#### Short problem
Below this line is a listing that includes pictures. Copy exactly, and only, the lines from the one containing "Emit a web page" through the one containing "c.fillText('/2', 41, 34);"; the pictures do not go in the copy.

[Rows from a dataset of charts and code]

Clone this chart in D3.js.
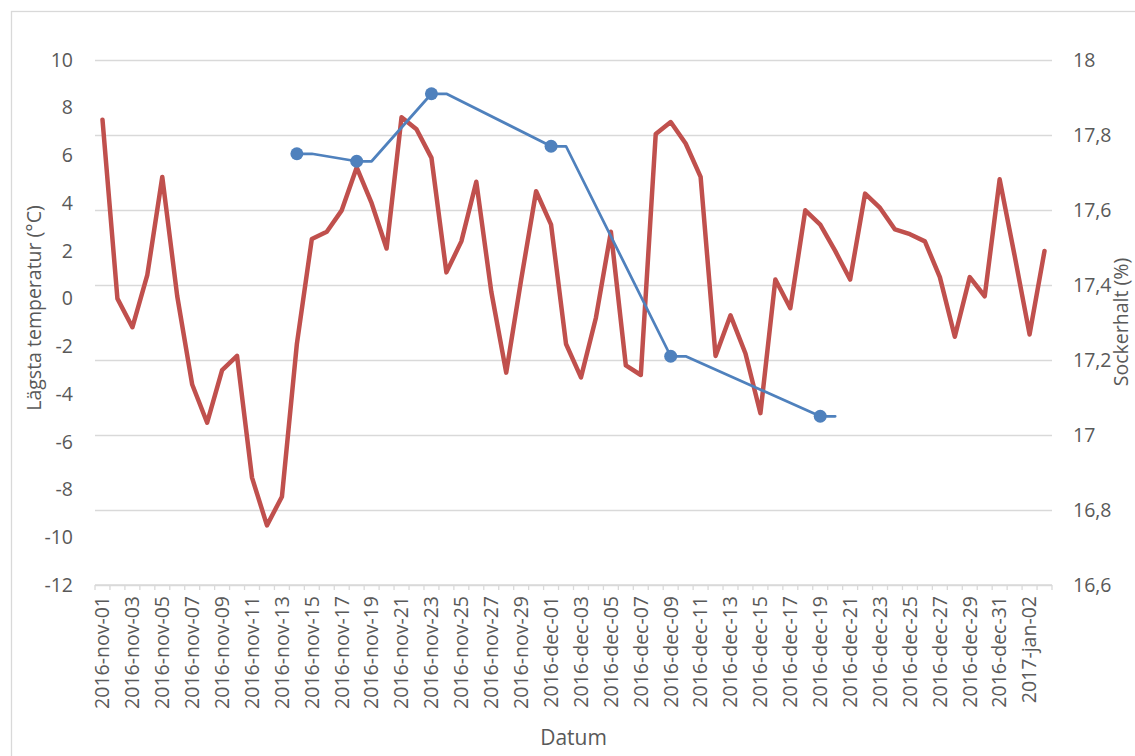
<!DOCTYPE html>
<html>
<head>
<meta charset="utf-8">
<script src="https://cdn.jsdelivr.net/npm/d3@7"></script>
<style>
	body { margin: 0; background: #fff; }
	text { font-family: "Open Sans", sans-serif; fill: #595959; }
</style>
</head>
<body>
<div id="chart"></div>
<script>
// categories: one per day
const days = [
	'2016-nov-01', '2016-nov-02', '2016-nov-03', '2016-nov-04', '2016-nov-05', '2016-nov-06', '2016-nov-07', '2016-nov-08',
	'2016-nov-09', '2016-nov-10', '2016-nov-11', '2016-nov-12', '2016-nov-13', '2016-nov-14', '2016-nov-15', '2016-nov-16',
	'2016-nov-17', '2016-nov-18', '2016-nov-19', '2016-nov-20', '2016-nov-21', '2016-nov-22', '2016-nov-23', '2016-nov-24',
	'2016-nov-25', '2016-nov-26', '2016-nov-27', '2016-nov-28', '2016-nov-29', '2016-nov-30', '2016-dec-01', '2016-dec-02',
	'2016-dec-03', '2016-dec-04', '2016-dec-05', '2016-dec-06', '2016-dec-07', '2016-dec-08', '2016-dec-09', '2016-dec-10',
	'2016-dec-11', '2016-dec-12', '2016-dec-13', '2016-dec-14', '2016-dec-15', '2016-dec-16', '2016-dec-17', '2016-dec-18',
	'2016-dec-19', '2016-dec-20', '2016-dec-21', '2016-dec-22', '2016-dec-23', '2016-dec-24', '2016-dec-25', '2016-dec-26',
	'2016-dec-27', '2016-dec-28', '2016-dec-29', '2016-dec-30', '2016-dec-31', '2017-jan-01', '2017-jan-02', '2017-jan-03'
];

// lowest temperature per day (°C), left axis
const minTemps = [
	7.5, 0.0, -1.2, 1.0, 5.1, 0.1, -3.6, -5.2, -3.0, -2.4, -7.5, -9.5, -8.3, -1.9, 2.5, 2.8,
	3.7, 5.5, 4.0, 2.1, 7.6, 7.1, 5.9, 1.1, 2.4, 4.9, 0.3, -3.1, 0.8, 4.5, 3.1, -1.9,
	-3.3, -0.8, 2.8, -2.8, -3.2, 6.9, 7.4, 6.5, 5.1, -2.4, -0.7, -2.3, -4.8, 0.8, -0.4, 3.7,
	3.1, 2.0, 0.8, 4.4, 3.8, 2.9, 2.7, 2.4, 0.9, -1.6, 0.9, 0.1, 5.0, 1.8, -1.5, 2.0
];

// sugar content (%), right axis
const sugarDays = [
	'2016-nov-14', '2016-nov-15', '2016-nov-18', '2016-nov-19', '2016-nov-23', '2016-nov-24',
	'2016-dec-01', '2016-dec-02', '2016-dec-09', '2016-dec-10', '2016-dec-19', '2016-dec-20'
];
const sugarValues = [17.75, 17.75, 17.73, 17.73, 17.91, 17.91, 17.77, 17.77, 17.21, 17.21, 17.05, 17.05];
const sampleDays = ['2016-nov-14', '2016-nov-18', '2016-nov-23', '2016-dec-01', '2016-dec-09', '2016-dec-19'];

const leftTicks = [-12, -10, -8, -6, -4, -2, 0, 2, 4, 6, 8, 10];
const rightTicks = [16.6, 16.8, 17, 17.2, 17.4, 17.6, 17.8, 18];

const W = 1135, H = 756;
const marg = { left: 95, right: 83, top: 60, bot: 171 };
const fsTick = 19.5, fsTitle = 19.5;

// swedish style numbers: decimal comma, plain hyphen for minus
const sv = d3.formatLocale({ decimal: ',', thousands: ' ', grouping: [3], currency: ['', ' kr'], minus: '-' });
const fmtLeft = sv.format('d');
const fmtRight = sv.format('~g');

const svg = d3.select('#chart').append('svg').attr('width', W).attr('height', H);

// outer chart border (cropped by the picture on the right and bottom)
svg.append('rect')
	.attr('x', 11.5).attr('y', 11.5)
	.attr('width', W + 50).attr('height', H + 50)
	.attr('fill', 'none').attr('stroke', '#d9d9d9').attr('stroke-width', 1.3);

const x = d3.scaleBand().domain(days).range([marg.left, W - marg.right]).padding(0);
const yL = d3.scaleLinear().domain([-12, 10]).range([H - marg.bot, marg.top]);
const yR = d3.scaleLinear().domain([16.6, 18]).range([H - marg.bot, marg.top]);
const cx = (d) => x(d) + x.bandwidth() / 2;

// gridlines follow the secondary axis
svg.append('g')
	.attr('transform', 'translate(' + marg.left + ',0)')
	.call(d3.axisLeft(yR).tickValues(rightTicks).tickSize(-(W - marg.right - marg.left)).tickFormat(''))
	.call((g) => g.select('.domain').remove())
	.selectAll('line').attr('stroke', '#d9d9d9').attr('stroke-width', 1.3);

// left axis labels
svg.append('g')
	.attr('transform', 'translate(' + (marg.left - 22) + ',0)')
	.call(d3.axisLeft(yL).tickValues(leftTicks).tickSize(0).tickPadding(0).tickFormat(fmtLeft))
	.call((g) => g.select('.domain').remove())
	.selectAll('text').attr('font-size', fsTick).style('font-family', '"Open Sans", sans-serif').attr('fill', '#595959');

// right axis labels
svg.append('g')
	.attr('transform', 'translate(' + (W - marg.right + 21) + ',0)')
	.call(d3.axisRight(yR).tickValues(rightTicks).tickSize(0).tickPadding(0).tickFormat(fmtRight))
	.call((g) => g.select('.domain').remove())
	.selectAll('text').attr('font-size', fsTick).style('font-family', '"Open Sans", sans-serif').attr('fill', '#595959');

// category axis: line, ticks between days, labels every other day
const xAxisY = H - marg.bot;
const xg = svg.append('g').attr('transform', 'translate(0,' + xAxisY + ')');
xg.append('line')
	.attr('x1', marg.left).attr('x2', W - marg.right)
	.attr('stroke', '#d9d9d9').attr('stroke-width', 1.3);
xg.selectAll('.tk')
	.data(days.concat(['end']))
	.enter()
	.append('line')
	.attr('class', 'tk')
	.attr('x1', (d) => d == 'end' ? x.range()[1] : x(d))
	.attr('x2', (d) => d == 'end' ? x.range()[1] : x(d))
	.attr('y1', 0).attr('y2', 5)
	.attr('stroke', '#d9d9d9').attr('stroke-width', 1.3);

svg.append('g')
	.attr('transform', 'translate(0,' + xAxisY + ')')
	.call(d3.axisBottom(x).tickValues(days.filter((d, i) => i % 2 == 0)).tickSize(0))
	.call((g) => g.select('.domain').remove())
	.selectAll('text')
	.attr('font-size', fsTick)
	.style('font-family', '"Open Sans", sans-serif')
	.attr('fill', '#595959')
	.attr('transform', 'rotate(-90)')
	.attr('x', -11).attr('y', 0).attr('dy', '0.35em')
	.attr('text-anchor', 'end');

// axis titles
svg.append('text')
	.attr('transform', 'translate(33,308) rotate(-90)')
	.attr('text-anchor', 'middle').attr('dominant-baseline', 'central')
	.attr('font-size', fsTitle)
	.text('Lägsta temperatur (°C)');

svg.append('text')
	.attr('transform', 'translate(1120,322) rotate(-90)')
	.attr('text-anchor', 'middle').attr('dominant-baseline', 'central')
	.attr('font-size', fsTitle)
	.text('Sockerhalt (%)');

svg.append('text')
	.attr('x', (marg.left + W - marg.right) / 2).attr('y', 745)
	.attr('text-anchor', 'middle')
	.attr('font-size', 21)
	.text('Datum');

// temperature line
const tempLine = d3.line().x((d) => cx(d[0])).y((d) => yL(d[1]));
svg.append('path')
	.datum(days.map((d, i) => [d, minTemps[i]]))
	.attr('d', tempLine)
	.attr('fill', 'none')
	.attr('stroke', '#c0504d')
	.attr('stroke-width', 4.5)
	.attr('stroke-linejoin', 'round')
	.attr('stroke-linecap', 'round');

// sugar line + markers on sample days
const sugarLine = d3.line().x((d) => cx(d[0])).y((d) => yR(d[1]));
svg.append('path')
	.datum(sugarDays.map((d, i) => [d, sugarValues[i]]))
	.attr('d', sugarLine)
	.attr('fill', 'none')
	.attr('stroke', '#4f81bd')
	.attr('stroke-width', 2.75)
	.attr('stroke-linejoin', 'round')
	.attr('stroke-linecap', 'round');

svg.append('g')
	.selectAll('circle')
	.data(sampleDays)
	.enter()
	.append('circle')
	.attr('cx', (d) => cx(d))
	.attr('cy', (d) => yR(sugarValues[sugarDays.indexOf(d)]))
	.attr('r', 6.5)
	.attr('fill', '#4f81bd');
</script>
</body>
</html>
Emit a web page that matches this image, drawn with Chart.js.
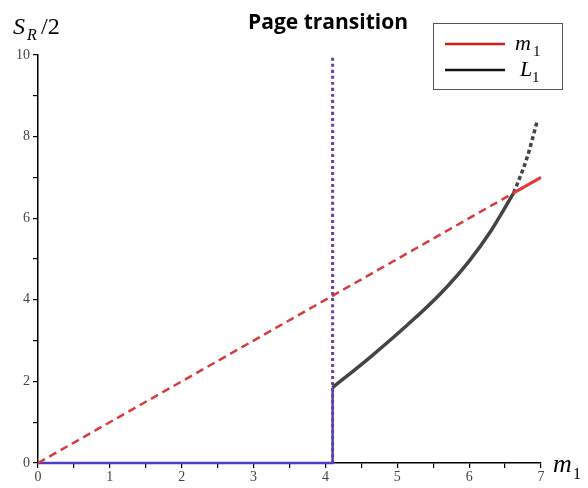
<!DOCTYPE html>
<html>
<head>
<meta charset="utf-8">
<script src="https://cdn.jsdelivr.net/npm/chart.js@4/dist/chart.umd.min.js"></script>
<style>
  html, body { margin: 0; padding: 0; background: #fff; }
  #wrap { width: 588px; height: 488px; position: relative; }
</style>
</head>
<body>
<div id="wrap"><canvas id="mainChart"></canvas></div>
<script>
// dados
const xTickValues = [0, 1, 2, 3, 4, 5, 6, 7];
const yTickValues = [0, 2, 4, 6, 8, 10];

const m1DashedX = [0, 6.62];
const m1DashedY = [0, 6.62];
const m1SolidX = [6.62, 7];
const m1SolidY = [6.62, 7];

const l1SolidX = [4.1, 4.6, 5.1, 5.6, 6.0, 6.3, 6.62];
const l1SolidY = [1.85, 2.56, 3.32, 4.15, 4.95, 5.68, 6.62];
const l1DashedX = [6.62, 6.8, 6.95];
const l1DashedY = [6.62, 7.45, 8.4];

const transitionX = [4.1, 4.1];
const transitionY = [0, 10];
const baseX = [0, 4.1, 4.1];
const baseY = [0, 0, 1.85];

const toPts = (xs, ys) => xs.map((x, i) => ({ x: x, y: ys[i] }));

function lineSet(xs, ys, color, width, dash) {
    return {
        data: toPts(xs, ys),
        borderColor: color,
        backgroundColor: color,
        borderWidth: width,
        borderDash: dash || [],
        pointRadius: 0,
        showLine: true,
        fill: false,
        clip: false,
        cubicInterpolationMode: 'monotone'
    };
}

// textos extras: título, legenda e rótulos dos eixos
const annotations = {
    id: 'annotations',
    afterDraw(chart) {
        const c = chart.ctx;
        c.save();
        c.fillStyle = '#000';
        c.font = 'bold 21px "Open Sans", sans-serif';
        c.textAlign = 'center';
        c.textBaseline = 'middle';
        c.fillText('Page transition', 328, 23);

        // rótulo do eixo y
        c.textAlign = 'left';
        c.textBaseline = 'alphabetic';
        c.font = 'italic 24px "Liberation Serif", serif';
        c.fillText('S', 13, 34);
        c.font = 'italic 16px "Liberation Serif", serif';
        c.fillText('R', 27, 40);
        c.font = '24px "Liberation Serif", serif';
        c.fillText('/2', 41, 34);

        // rótulo do eixo x
        c.font = 'italic 26px "Liberation Serif", serif';
        c.fillText('m', 553, 472);
        c.font = '16px "Liberation Serif", serif';
        c.fillText('1', 573, 479);

        // legenda
        c.strokeStyle = '#555';
        c.lineWidth = 1;
        c.strokeRect(433.5, 23.5, 129, 66);
        c.lineWidth = 2.5;
        c.strokeStyle = '#cc1f1f';
        c.beginPath(); c.moveTo(445, 44); c.lineTo(505, 44); c.stroke();
        c.strokeStyle = '#111';
        c.beginPath(); c.moveTo(445, 70); c.lineTo(505, 70); c.stroke();
        c.font = 'italic 22px "Liberation Serif", serif';
        c.fillText('m', 515, 50);
        c.fillText('L', 520, 76);
        c.font = '15px "Liberation Serif", serif';
        c.fillText('1', 533, 56);
        c.fillText('1', 532, 82);
        c.restore();
    }
};

const tickFont = { family: '"Liberation Serif", serif', size: 14 };

new Chart(document.getElementById('mainChart'), {
    type: 'scatter',
    data: {
        datasets: [
            lineSet(m1DashedX, m1DashedY, '#d93a3a', 2.5, [8, 5]),
            lineSet(m1SolidX, m1SolidY, '#e03a3a', 3),
            lineSet(l1SolidX, l1SolidY, '#444444', 3.5),
            lineSet(l1DashedX, l1DashedY, '#444444', 3.5, [4, 3]),
            lineSet(transitionX, transitionY, '#6a3fa8', 3, [3, 3]),
            lineSet(baseX, baseY, '#4b3fc4', 2.5)
        ]
    },
    options: {
        responsive: true,
        maintainAspectRatio: false,
        animation: false,
        layout: { padding: { left: 0, top: 55, right: 47, bottom: 0 } },
        plugins: {
            legend: { display: false },
            tooltip: { enabled: false }
        },
        scales: {
            x: {
                type: 'linear',
                min: 0,
                max: 7,
                afterFit: s => { s.height = 25; },
                afterBuildTicks: s => {
                    const t = [];
                    for (let v = 0; v <= 7; v += 0.5) t.push({ value: v });
                    s.ticks = t;
                },
                ticks: {
                    autoSkip: false,
                    maxRotation: 0,
                    padding: 1,
                    color: '#444',
                    font: tickFont,
                    callback: v => xTickValues.includes(v) ? String(v) : ''
                },
                grid: { drawOnChartArea: false, drawTicks: true, tickLength: 5, color: '#000', lineWidth: 1.2 },
                border: { display: true, color: '#000', width: 1.5 }
            },
            y: {
                type: 'linear',
                min: 0,
                max: 10,
                afterFit: s => { s.width = 38; },
                afterBuildTicks: s => {
                    const t = [];
                    for (let v = 0; v <= 10; v += 1) t.push({ value: v });
                    s.ticks = t;
                },
                ticks: {
                    autoSkip: false,
                    padding: 3,
                    color: '#444',
                    font: tickFont,
                    callback: v => yTickValues.includes(v) ? String(v) : ''
                },
                grid: { drawOnChartArea: false, drawTicks: true, tickLength: 5, color: '#000', lineWidth: 1.2 },
                border: { display: true, color: '#000', width: 1.5 }
            }
        }
    },
    plugins: [annotations]
});
</script>
</body>
</html>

#### Exercise answer
Emit a web page that matches this image, drawn with Chart.js.
<!DOCTYPE html>
<html>
<head>
<meta charset="utf-8">
<script src="https://cdn.jsdelivr.net/npm/chart.js@4/dist/chart.umd.min.js"></script>
<style>
  html, body { margin: 0; padding: 0; background: #fff; }
  #wrap { width: 588px; height: 488px; position: relative; }
</style>
</head>
<body>
<div id="wrap"><canvas id="mainChart"></canvas></div>
<script>
// dados
const xTickValues = [0, 1, 2, 3, 4, 5, 6, 7];
const yTickValues = [0, 2, 4, 6, 8, 10];

const m1DashedX = [0, 6.62];
const m1DashedY = [0, 6.62];
const m1SolidX = [6.62, 7];
const m1SolidY = [6.62, 7];

const l1SolidX = [4.1, 4.6, 5.1, 5.6, 6.0, 6.3, 6.62];
const l1SolidY = [1.85, 2.56, 3.32, 4.15, 4.95, 5.68, 6.62];
const l1DashedX = [6.62, 6.8, 6.95];
const l1DashedY = [6.62, 7.45, 8.4];

const transitionX = [4.1, 4.1];
const transitionY = [0, 10];
const baseX = [0, 4.1, 4.1];
const baseY = [0, 0, 1.85];

const toPts = (xs, ys) => xs.map((x, i) => ({ x: x, y: ys[i] }));

function lineSet(xs, ys, color, width, dash) {
    return {
        data: toPts(xs, ys),
        borderColor: color,
        backgroundColor: color,
        borderWidth: width,
        borderDash: dash || [],
        pointRadius: 0,
        showLine: true,
        fill: false,
        clip: false,
        cubicInterpolationMode: 'monotone'
    };
}

// textos extras: título, legenda e rótulos dos eixos
const annotations = {
    id: 'annotations',
    afterDraw(chart) {
        const c = chart.ctx;
        c.save();
        c.fillStyle = '#000';
        c.font = 'bold 21px "Open Sans", sans-serif';
        c.textAlign = 'center';
        c.textBaseline = 'middle';
        c.fillText('Page transition', 328, 23);

        // rótulo do eixo y
        c.textAlign = 'left';
        c.textBaseline = 'alphabetic';
        c.font = 'italic 24px "Liberation Serif", serif';
        c.fillText('S', 13, 34);
        c.font = 'italic 16px "Liberation Serif", serif';
        c.fillText('R', 27, 40);
        c.font = '24px "Liberation Serif", serif';
        c.fillText('/2', 41, 34);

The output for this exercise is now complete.